Talabani peered into the wreck from the other side. 'The two people in the car were clearly dead long before the ambulance arrived on the scene,' he said, 'but they were taken to the local hospital anyway. Their bodies are still there, in the mortuary. Do you know who will be making the arrangements for their repatriation?'
Bronson nodded. 'I've been told that the O'Connors' daughter and son-in-law will be coming out to organize it through the British Embassy. What about their belongings?'
'We found nothing in their hotel room – they'd already checked out – but we recovered two suitcases and a small carry-on bag from the scene of the accident. The boot of the car burst open with the impact, and the cases were thrown clear of the wreckage. Their locks had given way and the contents were scattered about, but we collected everything we could find. We also found a woman's handbag in the car itself. That wasn't badly damaged, but it was covered in blood, we presume from Mrs O'Connor.

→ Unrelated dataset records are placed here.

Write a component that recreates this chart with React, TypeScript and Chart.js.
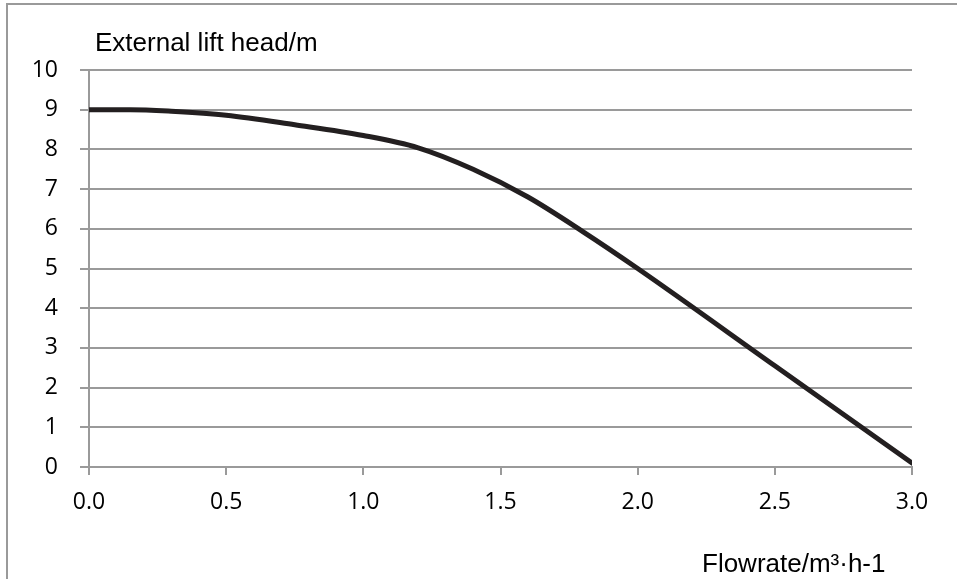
import React, { useEffect, useRef } from "react";
import { Chart, registerables } from "chart.js";

Chart.register(...registerables);

const flowrate = [0, 0.15, 0.3, 0.5, 0.75, 1.0, 1.2, 1.4, 1.6, 1.8, 2.0, 2.5, 3.0];
const liftHead = [9.0, 9.0, 8.96, 8.86, 8.62, 8.35, 8.04, 7.5, 6.8, 5.93, 5.0, 2.55, 0.1];
const yTitle = "External lift head/m";
const xTitle = "Flowrate/m³·h-1";

const GRID = "#9a9a9a";
const TICK_FONT = "'Open Sans', sans-serif";
const TITLE_FONT = "'Liberation Sans', Arial, sans-serif";

const framePlugin = {
  id: "frame",
  afterDraw(chart: any) {
    const ctx = chart.ctx;
    ctx.save();
    ctx.strokeStyle = GRID;
    ctx.lineWidth = 2;
    ctx.beginPath();
    ctx.moveTo(7, 579);
    ctx.lineTo(7, 4);
    ctx.lineTo(957, 4);
    ctx.stroke();
    ctx.fillStyle = "#000";
    ctx.textBaseline = "alphabetic";
    ctx.textAlign = "left";
    ctx.font = `26px ${TITLE_FONT}`;
    ctx.fillText(yTitle, 95, 51);
    ctx.fillText(xTitle, 702, 572);
    ctx.restore();
  },
};

export default function App() {
  const ref = useRef<HTMLCanvasElement>(null);
  useEffect(() => {
    if (!ref.current) return;
    const chart = new Chart(ref.current, {
      type: "line",
      data: {
        datasets: [
          {
            data: flowrate.map((x, i) => ({ x, y: liftHead[i] })),
            borderColor: "#231f20",
            borderWidth: 5,
            borderCapStyle: "round",
            pointRadius: 0,
            cubicInterpolationMode: "monotone",
            fill: false,
          },
        ],
      },
      options: {
        responsive: false,
        animation: false,
        devicePixelRatio: 1,
        layout: { padding: { left: 0, top: 70, right: 45, bottom: 0 } },
        plugins: { legend: { display: false }, tooltip: { enabled: false }, title: { display: false } },
        scales: {
          x: {
            type: "linear",
            min: 0,
            max: 3,
            afterFit: (s: any) => { s.height = 112; },
            ticks: {
              stepSize: 0.5,
              callback: (v: any) => Number(v).toFixed(1),
              color: "#000",
              font: { family: TICK_FONT, size: 23 },
              padding: 14,
              maxRotation: 0,
            },
            grid: { drawOnChartArea: false, drawTicks: true, tickLength: 8, color: GRID, lineWidth: 2 },
            border: { display: true, color: GRID, width: 2 },
          },
          y: {
            min: 0,
            max: 10,
            afterFit: (s: any) => { s.width = 89; },
            ticks: {
              stepSize: 1,
              color: "#000",
              font: { family: TICK_FONT, size: 23 },
              padding: 22,
            },
            grid: { color: GRID, lineWidth: 2, tickLength: 9 },
            border: { display: true, color: GRID, width: 2 },
          },
        },
      },
      plugins: [framePlugin],
    });
    return () => chart.destroy();
  }, []);
  return (
    <div style={{ position: "absolute", left: 0, top: 0, width: 957, height: 579, background: "#fff" }}>
      <canvas ref={ref} width={957} height={579} style={{ display: "block", width: 957, height: 579 }} />
    </div>
  );
}
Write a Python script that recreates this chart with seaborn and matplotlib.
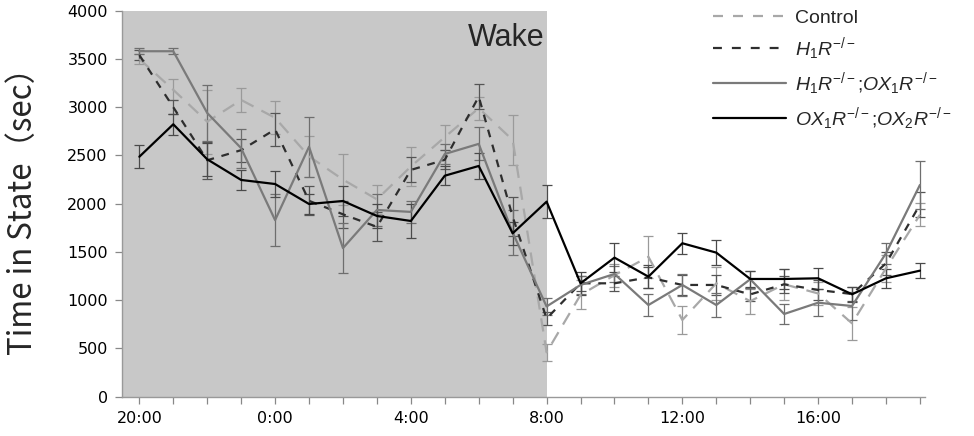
import numpy as np
import pandas as pd
import matplotlib
matplotlib.use("Agg")
import matplotlib.pyplot as plt
import seaborn as sns
from matplotlib.lines import Line2D

# ---- data ----
hours = ["20:00", "21:00", "22:00", "23:00", "0:00", "1:00", "2:00", "3:00",
         "4:00", "5:00", "6:00", "7:00", "8:00", "9:00", "10:00", "11:00",
         "12:00", "13:00", "14:00", "15:00", "16:00", "17:00", "18:00", "19:00"]
tick_labels = ["20:00", "", "", "", "0:00", "", "", "", "4:00", "", "", "",
               "8:00", "", "", "", "12:00", "", "", "", "16:00", "", "", ""]

control = [3500, 3180, 2850, 3075, 2890, 2490, 2250, 2045, 2385, 2690, 2990, 2660,
           460, 1055, 1260, 1450, 795, 1175, 990, 1165, 1070, 760, 1330, 1885]
control_err = [50, 110, 330, 120, 170, 210, 260, 150, 200, 130, 120, 260,
               90, 150, 120, 220, 150, 170, 130, 160, 120, 170, 140, 120]

h1r = [3540, 3000, 2450, 2555, 2770, 2030, 1890, 1760, 2350, 2455, 3110, 1865,
       810, 1175, 1175, 1237, 1158, 1158, 1060, 1165, 1106, 1064, 1382, 1990]
h1r_err = [50, 70, 190, 120, 170, 150, 140, 150, 130, 100, 130, 200,
           70, 80, 80, 110, 100, 100, 70, 90, 100, 70, 120, 130]

h1r_ox1r = [3580, 3580, 2940, 2575, 1830, 2590, 1540, 1935, 1915, 2515, 2620, 1700,
            935, 1158, 1272, 950, 1158, 950, 1217, 857, 974, 940, 1486, 2194]
h1r_ox1r_err = [30, 30, 290, 200, 270, 310, 260, 170, 110, 100, 170, 230,
                90, 90, 80, 110, 110, 120, 90, 100, 140, 150, 110, 250]

ox1r_ox2r = [2487, 2823, 2460, 2246, 2204, 1997, 2028, 1873, 1821, 2290, 2391, 1693,
             2021, 1175, 1441, 1244, 1590, 1493, 1220, 1220, 1227, 1061, 1227, 1306]
ox1r_ox2r_err = [120, 110, 170, 100, 130, 100, 155, 120, 180, 100, 130, 120,
                 170, 120, 150, 120, 110, 130, 80, 100, 110, 80, 100, 80]

series_names = ["Control", r"$H_1R^{-/-}$", r"$H_1R^{-/-}$;$OX_1R^{-/-}$",
                r"$OX_1R^{-/-}$;$OX_2R^{-/-}$"]
values = [control, h1r, h1r_ox1r, ox1r_ox2r]
errors = [control_err, h1r_err, h1r_ox1r_err, ox1r_ox2r_err]

colors = ["#a8a8a8", "#2e2e2e", "#7a7a7a", "#000000"]
err_colors = ["#9a9a9a", "#555555", "#6e6e6e", "#4a4a4a"]
dash_styles = [(6, 4), (3.5, 3.5), None, None]
legend_dashes = [(4.5, 4.5), (4, 4.5), None, None]

# ---- plot ----
sns.set_theme(style="white")
plt.rcParams["font.family"] = ["DejaVu Sans"]
plt.rcParams["mathtext.fontset"] = "custom"
plt.rcParams["mathtext.it"] = "Liberation Sans:italic"
plt.rcParams["mathtext.rm"] = "Liberation Sans"

fig = plt.figure(figsize=(9.74, 4.36), dpi=100)
ax = fig.add_axes([121.7 / 974, 1 - 396.7 / 436, (925 - 121.7) / 974, (396.7 - 10.7) / 436])

x = np.arange(len(hours))
ax.axvspan(-0.52, 12, color="#c8c8c8", zorder=0, lw=0)

handles = []
for name, v, e, c, ec, d, ld in zip(series_names, values, errors, colors,
                                      err_colors, dash_styles, legend_dashes):
    df = pd.DataFrame({"x": x, "y": v})
    ax.errorbar(x, v, yerr=e, fmt="none", ecolor=ec, elinewidth=0.9,
                capsize=3.6, capthick=0.9, zorder=2)
    sns.lineplot(data=df, x="x", y="y", ax=ax, color=c, lw=1.6, zorder=3,
                 legend=False)
    line = ax.lines[-1]
    if d is not None:
        line.set_dashes(d)
    h = Line2D([], [], color=c, lw=1.6)
    if ld is not None:
        h.set_dashes(ld)
    handles.append(h)

ax.set_xlim(-0.52, 23.15)
ax.set_ylim(0, 4000)
ax.set_yticks(np.arange(0, 4001, 500))
ax.set_xticks(x)
ax.set_xticklabels(tick_labels)
ax.tick_params(axis="both", direction="out", length=5, width=0.9,
               color="#888888", labelsize=11.5, labelcolor="black")
ax.tick_params(axis="y", pad=5)
ax.tick_params(axis="x", pad=5)
ax.tick_params(left=True, bottom=True)

for s in ["top", "right"]:
    ax.spines[s].set_visible(False)
for s in ["left", "bottom"]:
    ax.spines[s].set_color("#999999")
    ax.spines[s].set_linewidth(1.0)

ax.set_xlabel("")
ax.set_ylabel("Time in State（sec）", fontsize=22.5,
              family=["Noto Sans CJK JP", "DejaVu Sans"], labelpad=20)

ax.text(11.95, 3720, "Wake", fontsize=22, ha="right", va="center",
        family=["Liberation Sans", "DejaVu Sans"])

leg = fig.legend(handles, series_names, loc="upper left",
                 bbox_to_anchor=(713 / 974, 1 - 9 / 436), frameon=False,
                 handlelength=3.75, handletextpad=0.45,
                 labelspacing=0.42, borderaxespad=0, borderpad=0,
                 prop={"family": ["Liberation Sans", "DejaVu Sans"], "size": 14})

fig.savefig("out.png", dpi=100)
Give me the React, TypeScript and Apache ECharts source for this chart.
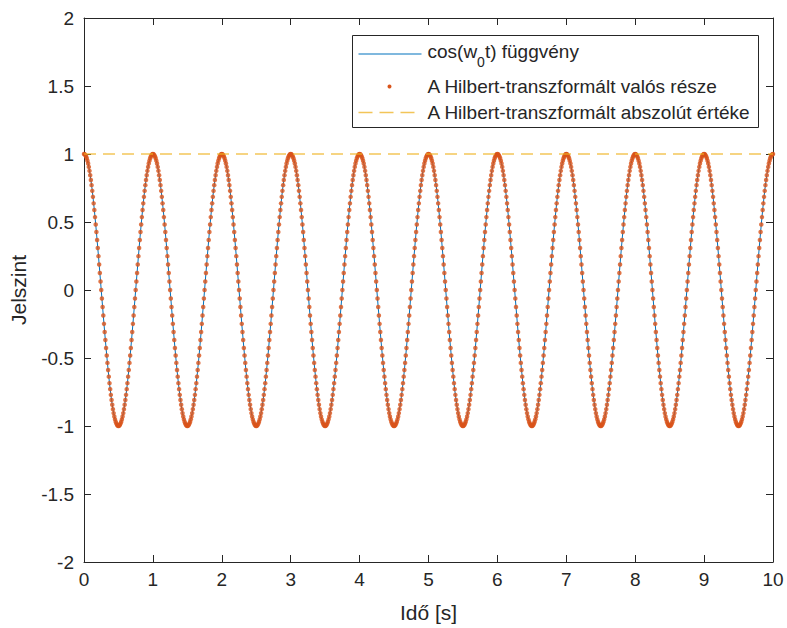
import React, { useEffect, useRef } from 'react';
import * as echarts from 'echarts';

const onePeriod = [
  1, 0.998, 0.992, 0.982, 0.969, 0.951, 0.93, 0.905, 0.876, 0.844, 0.809, 0.771, 0.729, 0.685, 0.637, 0.588,
  0.536, 0.482, 0.426, 0.368, 0.309, 0.249, 0.187, 0.125, 0.063, 0, -0.063, -0.125, -0.187, -0.249, -0.309,
  -0.368, -0.426, -0.482, -0.536, -0.588, -0.637, -0.685, -0.729, -0.771, -0.809, -0.844, -0.876, -0.905,
  -0.93, -0.951, -0.969, -0.982, -0.992, -0.998, -1, -0.998, -0.992, -0.982, -0.969, -0.951, -0.93, -0.905,
  -0.876, -0.844, -0.809, -0.771, -0.729, -0.685, -0.637, -0.588, -0.536, -0.482, -0.426, -0.368, -0.309,
  -0.249, -0.187, -0.125, -0.063, 0, 0.063, 0.125, 0.187, 0.249, 0.309, 0.368, 0.426, 0.482, 0.536, 0.588,
  0.637, 0.685, 0.729, 0.771, 0.809, 0.844, 0.876, 0.905, 0.93, 0.951, 0.969, 0.982, 0.992, 0.998,
];
const periodsShown = 10;
const sampleStep = 0.01;
const finalValue = 1;
const envelopeValue = 1;
const xRange = [0, 10];
const yRange = [-2, 2];

const seriesNames = [
  'cos(w0t) függvény',
  'A Hilbert-transzformált valós része',
  'A Hilbert-transzformált abszolút értéke',
];

const signal: number[] = [];
for (let p = 0; p < periodsShown; p++) signal.push(...onePeriod);
signal.push(finalValue);
const signalPoints = signal.map((v, i) => [Number((i * sampleStep).toFixed(2)), v]);
const envelopePoints = [
  [xRange[0], envelopeValue],
  [xRange[1], envelopeValue],
];

const FONT = 'Liberation Sans, Arial, Helvetica, sans-serif';
const INK = '#262626';
const BLUE = '#0072BD';
const RED = '#D95319';
const YELLOW = '#EDB120';

export default function App() {
  const ref = useRef<HTMLDivElement>(null);
  useEffect(() => {
    document.body.style.margin = '0';
    if (!ref.current) return;
    const chart = echarts.init(ref.current, undefined, { renderer: 'svg' });
    const axisCommon = {
      axisLine: { show: true, onZero: false, lineStyle: { color: INK, width: 1 } },
      axisTick: { show: true, inside: true, length: 7, lineStyle: { color: INK, width: 1 } },
      splitLine: { show: false },
    };
    const lgX = 352;
    const lgY = 35;
    chart.setOption({
      animation: false,
      backgroundColor: '#ffffff',
      grid: { left: 84, right: 14, top: 18, bottom: 66, containLabel: false },
      xAxis: [
        {
          type: 'value',
          min: xRange[0],
          max: xRange[1],
          interval: 1,
          ...axisCommon,
          axisLabel: { color: INK, fontSize: 19, fontFamily: FONT, margin: 8 },
          name: 'Idő [s]',
          nameLocation: 'middle',
          nameGap: 40,
          nameTextStyle: { color: INK, fontSize: 21, fontFamily: FONT },
        },
        {
          type: 'value',
          position: 'top',
          min: xRange[0],
          max: xRange[1],
          interval: 1,
          ...axisCommon,
          axisLabel: { show: false },
        },
      ],
      yAxis: [
        {
          type: 'value',
          min: yRange[0],
          max: yRange[1],
          interval: 0.5,
          ...axisCommon,
          axisLabel: { color: INK, fontSize: 19, fontFamily: FONT, margin: 10 },
          name: 'Jelszint',
          nameLocation: 'middle',
          nameGap: 55,
          nameTextStyle: { color: INK, fontSize: 21, fontFamily: FONT },
        },
        {
          type: 'value',
          position: 'right',
          min: yRange[0],
          max: yRange[1],
          interval: 0.5,
          ...axisCommon,
          axisLabel: { show: false },
        },
      ],
      series: [
        {
          name: seriesNames[0],
          type: 'line',
          data: signalPoints,
          showSymbol: false,
          symbol: 'none',
          lineStyle: { color: BLUE, width: 1 },
          z: 2,
        },
        {
          name: seriesNames[1],
          type: 'scatter',
          data: signalPoints,
          symbol: 'circle',
          symbolSize: 4.5,
          itemStyle: { color: RED },
          large: false,
          z: 3,
        },
        {
          name: seriesNames[2],
          type: 'line',
          data: envelopePoints,
          symbol: 'none',
          lineStyle: { color: YELLOW, width: 1.5, type: [12, 7], opacity: 0.75 },
          z: 4,
        },
      ],
      graphic: [
        {
          type: 'group',
          left: lgX,
          top: lgY,
          z: 100,
          children: [
            {
              type: 'rect',
              shape: { x: 0, y: 0, width: 406, height: 92 },
              style: { fill: '#ffffff', stroke: INK, lineWidth: 1 },
            },
            {
              type: 'line',
              shape: { x1: 6, y1: 18.5, x2: 69, y2: 18.5 },
              style: { stroke: BLUE, lineWidth: 1.2 },
            },
            {
              type: 'text',
              x: 75,
              y: 6,
              style: {
                text: '{a|cos(w}{s|0}{a|t) függvény}',
                fill: INK,
                rich: {
                  a: { fontSize: 19, fontFamily: FONT, fill: INK, lineHeight: 24, verticalAlign: 'top' },
                  s: { fontSize: 14, fontFamily: FONT, fill: INK, lineHeight: 27, verticalAlign: 'bottom' },
                },
              },
            },
            {
              type: 'circle',
              shape: { cx: 37, cy: 51, r: 2 },
              style: { fill: RED },
            },
            {
              type: 'text',
              x: 75,
              y: 51,
              style: { text: seriesNames[1], fontSize: 19, fontFamily: FONT, fill: INK, verticalAlign: 'middle' },
            },
            {
              type: 'line',
              shape: { x1: 6, y1: 77, x2: 69, y2: 77 },
              style: { stroke: YELLOW, lineWidth: 1.5, lineDash: [14, 7], opacity: 0.75 },
            },
            {
              type: 'text',
              x: 75,
              y: 77,
              style: { text: seriesNames[2], fontSize: 19, fontFamily: FONT, fill: INK, verticalAlign: 'middle' },
            },
          ],
        },
      ],
    });
    return () => chart.dispose();
  }, []);
  return <div ref={ref} style={{ width: 787, height: 628 }} />;
}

We're holding all of those items at the police station for safe keeping, until the next of kin can arrange to collect or dispose of them. You can inspect them if you wish. We've already completed a full inventory of their contents for you.'
'Thanks – I'll need that. Was there anything significant in their bags?'
Talabani shook his head. 'Nothing that you wouldn't expect to find in the luggage of a middle-aged couple taking a week's vacation. There were mainly clothes and toiletries, plus a couple of novels and quite a large supply of travel medicines, most of them unopened. In the pockets of the clothes they were wearing and the woman's handbag we found their passports, car hire documents, return air tickets, an international driving licence in the husband's name, plus the usual credit cards and money. Were you expecting anything else?'
'Not really, no.'
Bronson sighed, convinced he was just wasting his time. Everything he'd seen and heard so far made him more and more certain that Ralph O'Connor had been fatally incompetent, and had lost control of an unfamiliar car on a road he'd never driven before. And he was itching to get back to London to reschedule his much-delayed dinner date with Angela. The two of them had recently spent some time together, and Bronson was starting to entertain hopes that they might be able to give their failed relationship another try. He just wasn't sure that his ex-wife felt quite the same way.
He stood up. 'Thank you for that, Jalal,' he said. 'I'll take a look at the O'Connors' possessions, if I may, and the place where the accident happened, and then I'll get out of your way.'
8
Bronson stood on the dusty, unmade verge of a road about ten miles outside Rabat.
Above him, the sun marched across a solid blue sky, not the slightest wisp of cloud anywhere, the air still and heavy. The heat was brutal after the air-conditioned cool of the police car, now parked some twenty yards down the road. He'd discarded his jacket, which had helped a little, but already he could feel the sweat starting to run down his body inside his shirt, an uncomfortable and unfamiliar feeling. He knew he didn't want to be out there any longer than absolutely necessary.
It was, Bronson reflected, looking up and down the road, a pretty desolate place to meet one's maker. The ribbon of tarmac stretched arrow-straight in both directions from the bend beside the wadi. On both sides of the road, the sandy desert floor, studded with rocks, stretched out in uneven ripples and waves, devoid of any kind of vegetation apart from the occasional stunted bush. Below the road, the narrow chasm of the dried-up river bed looked as if it hadn't seen a drop of moisture in decades.